* _What is required_: Pictures stay out of the copy; set down each line of the listing below exactly.
* Begin *
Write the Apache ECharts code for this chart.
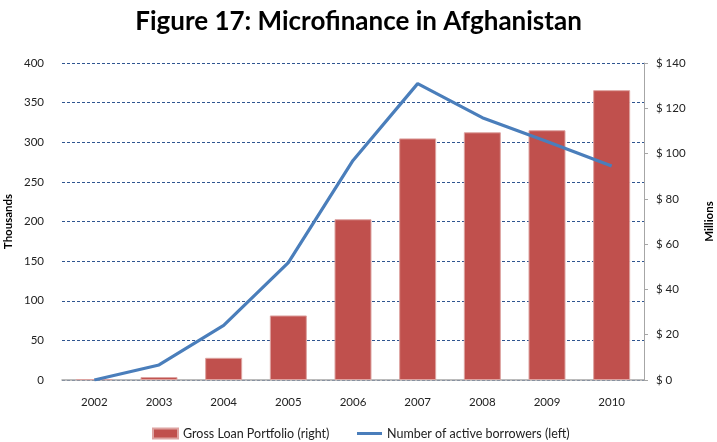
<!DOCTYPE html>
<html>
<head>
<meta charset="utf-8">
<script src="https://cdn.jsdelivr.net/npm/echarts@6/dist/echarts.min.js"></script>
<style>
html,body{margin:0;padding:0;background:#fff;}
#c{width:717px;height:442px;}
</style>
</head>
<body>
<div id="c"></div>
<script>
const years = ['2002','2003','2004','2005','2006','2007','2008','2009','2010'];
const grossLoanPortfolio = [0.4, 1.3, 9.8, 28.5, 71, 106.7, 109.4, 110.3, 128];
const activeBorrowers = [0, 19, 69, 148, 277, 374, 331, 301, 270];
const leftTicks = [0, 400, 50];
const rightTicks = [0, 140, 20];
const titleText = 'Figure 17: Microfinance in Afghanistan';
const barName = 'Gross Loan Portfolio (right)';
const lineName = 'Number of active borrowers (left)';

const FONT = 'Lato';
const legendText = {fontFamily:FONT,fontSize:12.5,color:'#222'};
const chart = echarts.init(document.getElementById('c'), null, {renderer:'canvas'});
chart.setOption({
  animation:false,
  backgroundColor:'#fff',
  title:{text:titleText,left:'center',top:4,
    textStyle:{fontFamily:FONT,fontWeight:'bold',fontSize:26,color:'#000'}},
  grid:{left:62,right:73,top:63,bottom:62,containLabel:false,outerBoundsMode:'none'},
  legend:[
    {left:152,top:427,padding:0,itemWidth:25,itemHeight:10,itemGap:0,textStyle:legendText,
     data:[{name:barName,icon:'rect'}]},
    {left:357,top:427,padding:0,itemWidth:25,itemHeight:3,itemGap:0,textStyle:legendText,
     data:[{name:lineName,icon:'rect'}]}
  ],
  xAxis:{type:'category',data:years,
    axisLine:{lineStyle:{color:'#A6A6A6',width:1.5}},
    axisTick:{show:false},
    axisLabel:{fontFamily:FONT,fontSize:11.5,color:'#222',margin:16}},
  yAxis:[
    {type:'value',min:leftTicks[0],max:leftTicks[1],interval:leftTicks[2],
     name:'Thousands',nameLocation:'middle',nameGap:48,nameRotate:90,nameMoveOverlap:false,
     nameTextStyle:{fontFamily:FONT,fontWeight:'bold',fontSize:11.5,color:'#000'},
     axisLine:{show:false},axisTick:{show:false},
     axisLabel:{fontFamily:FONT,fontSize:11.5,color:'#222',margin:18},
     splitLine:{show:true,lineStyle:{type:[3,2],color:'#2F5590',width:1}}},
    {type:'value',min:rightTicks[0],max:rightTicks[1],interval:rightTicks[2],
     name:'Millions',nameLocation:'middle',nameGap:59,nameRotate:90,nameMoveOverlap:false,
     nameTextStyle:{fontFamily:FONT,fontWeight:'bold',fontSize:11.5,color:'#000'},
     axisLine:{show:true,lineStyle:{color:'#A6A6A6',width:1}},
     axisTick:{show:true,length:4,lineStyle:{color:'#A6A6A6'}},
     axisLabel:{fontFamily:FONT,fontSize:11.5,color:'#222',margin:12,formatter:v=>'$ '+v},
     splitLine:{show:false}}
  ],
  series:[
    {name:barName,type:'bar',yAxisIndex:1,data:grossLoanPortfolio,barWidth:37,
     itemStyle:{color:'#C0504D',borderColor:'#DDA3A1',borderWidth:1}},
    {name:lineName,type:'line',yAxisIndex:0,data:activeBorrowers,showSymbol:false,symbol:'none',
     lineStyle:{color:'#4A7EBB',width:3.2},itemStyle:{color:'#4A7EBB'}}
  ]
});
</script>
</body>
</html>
* End *
* _Solution to the problem_:
Write the Apache ECharts code for this chart.
<!DOCTYPE html>
<html>
<head>
<meta charset="utf-8">
<script src="https://cdn.jsdelivr.net/npm/echarts@6/dist/echarts.min.js"></script>
<style>
html,body{margin:0;padding:0;background:#fff;}
#c{width:717px;height:442px;}
</style>
</head>
<body>
<div id="c"></div>
<script>
const years = ['2002','2003','2004','2005','2006','2007','2008','2009','2010'];
const grossLoanPortfolio = [0.4, 1.3, 9.8, 28.5, 71, 106.7, 109.4, 110.3, 128];
const activeBorrowers = [0, 19, 69, 148, 277, 374, 331, 301, 270];
const leftTicks = [0, 400, 50];
const rightTicks = [0, 140, 20];
const titleText = 'Figure 17: Microfinance in Afghanistan';
const barName = 'Gross Loan Portfolio (right)';
const lineName = 'Number of active borrowers (left)';

const FONT = 'Lato';
const legendText = {fontFamily:FONT,fontSize:12.5,color:'#222'};
const chart = echarts.init(document.getElementById('c'), null, {renderer:'canvas'});
chart.setOption({
  animation:false,
  backgroundColor:'#fff',
  title:{text:titleText,left:'center',top:4,
    textStyle:{fontFamily:FONT,fontWeight:'bold',fontSize:26,color:'#000'}},
  grid:{left:62,right:73,top:63,bottom:62,containLabel:false,outerBoundsMode:'none'},
  legend:[
    {left:152,top:427,padding:0,itemWidth:25,itemHeight:10,itemGap:0,textStyle:legendText,
     data:[{name:barName,icon:'rect'}]},
    {left:357,top:427,padding:0,itemWidth:25,itemHeight:3,itemGap:0,textStyle:legendText,
     data:[{name:lineName,icon:'rect'}]}
  ],
  xAxis:{type:'category',data:years,
    axisLine:{lineStyle:{color:'#A6A6A6',width:1.5}},
    axisTick:{show:false},
    axisLabel:{fontFamily:FONT,fontSize:11.5,color:'#222',margin:16}},
  yAxis:[
    {type:'value',min:leftTicks[0],max:leftTicks[1],interval:leftTicks[2],
     name:'Thousands',nameLocation:'middle',nameGap:48,nameRotate:90,nameMoveOverlap:false,
     nameTextStyle:{fontFamily:FONT,fontWeight:'bold',fontSize:11.5,color:'#000'},
     axisLine:{show:false},axisTick:{show:false},
     axisLabel:{fontFamily:FONT,fontSize:11.5,color:'#222',margin:18},
     splitLine:{show:true,lineStyle:{type:[3,2],color:'#2F5590',width:1}}},
    {type:'value',min:rightTicks[0],max:rightTicks[1],interval:rightTicks[2],
     name:'Millions',nameLocation:'middle',nameGap:59,nameRotate:90,nameMoveOverlap:false,
     nameTextStyle:{fontFamily:FONT,fontWeight:'bold',fontSize:11.5,color:'#000'},
     axisLine:{show:true,lineStyle:{color:'#A6A6A6',width:1}},
     axisTick:{show:true,length:4,lineStyle:{color:'#A6A6A6'}},
     axisLabel:{fontFamily:FONT,fontSize:11.5,color:'#222',margin:12,formatter:v=>'$ '+v},
     splitLine:{show:false}}
  ],
  series:[
    {name:barName,type:'bar',yAxisIndex:1,data:grossLoanPortfolio,barWidth:37,
     itemStyle:{color:'#C0504D',borderColor:'#DDA3A1',borderWidth:1}},
    {name:lineName,type:'line',yAxisIndex:0,data:activeBorrowers,showSymbol:false,symbol:'none',
     lineStyle:{color:'#4A7EBB',width:3.2},itemStyle:{color:'#4A7EBB'}}
  ]
});
</script>
</body>
</html>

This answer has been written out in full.